A housing study completed by research and consulting business Maxfield offers one caveat: seniors living off social security or meager incomes often have more money in savings. The study noted that “most seniors allocate the equity from their single‐family home and other savings to pay for senior housing with services. Thus, seniors with lower incomes can often afford market rate senior housing.”
Most of the seniors from Northridge Court who gathered to meet at Memorial Park were in this position: they had savings set aside from sold homes or their previous jobs, disqualifying them from any programs that might give them rent subsidies and causing them to pull from their life savings to pay for rent.
Sandy Coleman, a senior at Northridge Court, said when she was in the market four years ago, she looked at 20 apartment buildings before deciding on Northridge for its prices. She said she didn’t qualify for subsidized housing.
“I have savings, but I don’t want to take out of that every month,” Coleman said.
The senior population in Minnesota is expected to grow 200% by 2035. That means there is demand for 3,697 senior units by 2040, according to a 2016 Scott County housing study. CDA Housing Director Julie Siegert said this issue isn’t unique to Scott County.
“I think seniors certainly are in need of affordable housing. I think all populations are in need of affordable housing, and that’s something we’re seeing across the nation,” Siegert said. “I don’t think this is necessarily unique to Scott County.”
According to the county, as of the beginning of July, there are three seniors in Scott County currently awaiting a referral for coordinated entry, which is a process developed to help those experiencing homelessness. And Scott County’s Family Homeless Prevention Assistance Provider has served 12 senior households within the last year.
The CDA-owned properties help keep rent prices down despite the high demand for senior housing units.
“In a true market rate community that’s not owned by the CDA, they’d say, I’ve got a waiting list of 50 folks; let’s raise rents,” Mueller with Great Lakes Management said. “Even though we could raise rent 5, 6, 7%, we’re not.”
While Northridge Court and all of its sister properties accept Section 8 vouchers, seniors who want to get on the voucher won’t have any luck due to a lack of federal funding, Siegert said.
“We haven’t opened the (Section 8) waiting list since 2007, because it’s so full and there haven't been new resources,” Siegert said.
At a Sept. 1 senior housing roundtable with U.S. House Rep.
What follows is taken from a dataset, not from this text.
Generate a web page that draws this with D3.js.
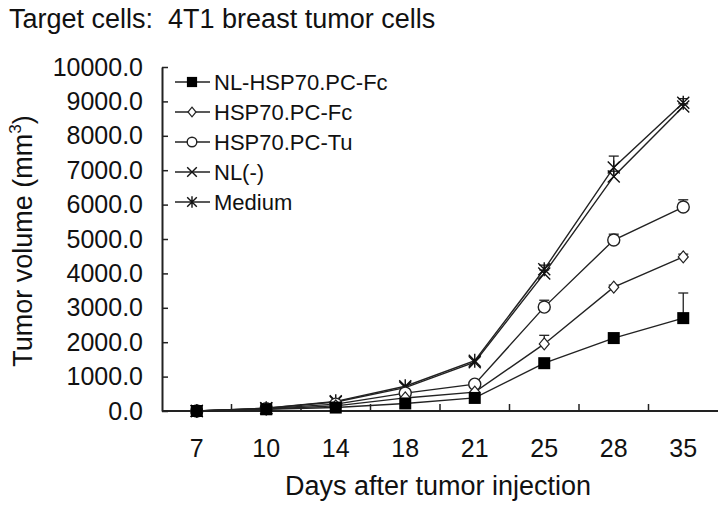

Angie Craig, who represents all of Scott County, area experts who work with seniors said housing and affordability for seniors hinges largely upon “red tape.”
Tara Peterson, a resident service coordinator from DARTS, a local nonprofit that offers services for seniors, said she has residents in her building who are falling through the cracks due to technicalities, like a lack of access to technology, which makes it difficult to navigate obstacles regarding their social security and COVID-19 stimulus payments.
“I have individuals in my building who hold PhDs. Who are retired nurses and physicians. These are highly accomplished people. They’re not people who have lived off the system their whole life, but they didn’t have the retirement they needed because the economy crashed,” Peterson said.
Craig, who said she grew up in affordable housing herself, said if reelected, one of her goals is “to change the perception of who lives in affordable housing.”
Leah Hall, the Community Development Director for Three Rivers Community Action, said USDA funding regulations have too much red tape around starting affordable senior housing, causing those projects to take too long.
“These projects from beginning to end can take us years, and a lot of that is navigating through the red tape,” Hall said.
Tyler Kistner, who is running against Craig for the 2nd Congressional District seat, said if elected, he would "work diligently with members of both parties to deliver bipartisan solutions that ensure that affordable housing is available to members of our community."